We stand ready to fight for you. Contact Joye Law Firm now at (888) 324-3100 or online to schedule your free initial consultation with a knowledgeable member of our legal team.
What Is Jackknifing?
The term “jackknife” refers to a truck accident in which the two separate parts of a big rig (the cab and the trailer) fold in toward each other at the trailer hitch. The two parts of the vehicle closing upon each other resemble a closing pocketknife. These types of wrecks tend to create extremely gruesome-looking accidents scenes.
A jackknife accident typically occurs when some part of the truck loses traction. Because the cab and trailer are hitched, the tractor and trailer begin to slide toward each other. If the tires on the tractor skid first, the momentum of the trailer spins the cab into a fold. If the trailer tires lose traction, the trailer will swing around into the cab.
When a large truck is jackknifing, a 50-foot trailer and a 30-foot cab are sliding out of control.

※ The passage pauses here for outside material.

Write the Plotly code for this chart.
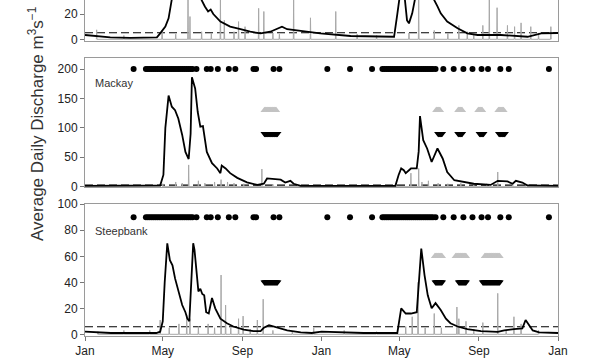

Worse yet, the entire rig may roll over because trucks have a high center of gravity compared to automobiles. Vehicles in adjacent lanes of traffic can be struck by a tractor-trailer in a jackknife accident. If the truck overturns, a cargo spill can cause additional traffic hazards.
What Causes a Semi Truck Jackknife Accident
If one portion of a tractor-trailer suddenly decreases speed, such as by losing traction with the road for a moment, other portions of the truck continue to move and spin either clockwise or counterclockwise around the truck’s center of gravity. This spinning motion is known as yaw. While a car might fishtail, a strong and sudden yaw can pull a joined vehicle off balance and send the tractor and/or trailer spinning toward the other like a closing jackknife, hence the name.
Jackknifing is usually caused by some kind of driving error:
- A truck driver who is traveling too fast and has to make a sudden steering or braking maneuver can trigger a jackknifing. This is the same as any vehicle being thrown into a skid, except that the shifting weight of a joined tractor and trailer can cause the rig to jackknife. A trucker who is running too fast in inclement weather, such as heavy rain, risks the kind of loss of traction, skidding or hydroplaning that can lead to a jackknife.
- Improper braking. Braking too hard and locking up the tractor’s drive axles will cause the trailer to push forward into a jackknife. Truckers who tailgate or are distracted while driving can find themselves locking up their brakes to try to avoid a collision if vehicles in front stop suddenly.
- Too fast while turning. As a tractor-trailer goes through a turn or rounds a curve, the skill of being a truck driver is knowing how to keep the trailer running in sync with the cab and under control. Remember, the trailer on its own wants to keep moving in a straight line. If pulled too abruptly, the back end of the trailer can swing out of line and start skidding inward toward the cab. This can happen when a truck driver is going too fast and makes a sudden turn or oversteers to correct a mistake in a curve, on an exit or entrance ramp, or around a turn.
Two other common causes of jackknife accidents are improperly loaded trucks and mechanical failures. A truck driver is responsible for conducting daily inspections to identify safety issues, and trucking companies are responsible for addressing any safety issues to prevent accidents. However, sometimes these issues are ignored or are knowingly left unaddressed:
- Improperly loaded and shifting cargo. Transfer trucks carry thousands of pounds of cargo. If cargo moves suddenly while en route, it can change a semi truck’s center of gravity enough to make it jackknife. Cargo must be correctly loaded and properly secured. Drivers of tanker trucks must be cautious of partially filled tanks, which are susceptible to the shifting weight of liquid cargo sloshing back and forth. A sudden shift in liquid cargo in a tanker can cause the truck to overturn.
- Mechanical or tire failure. Faulty brakes, a blown tire, failed coupling or other malfunctions among a tractor trailer’s many components can cause enough loss or increase in traction and speed to send the truck into a jackknifing skid. Such failures are often due to inadequate maintenance but could be caused by defective products.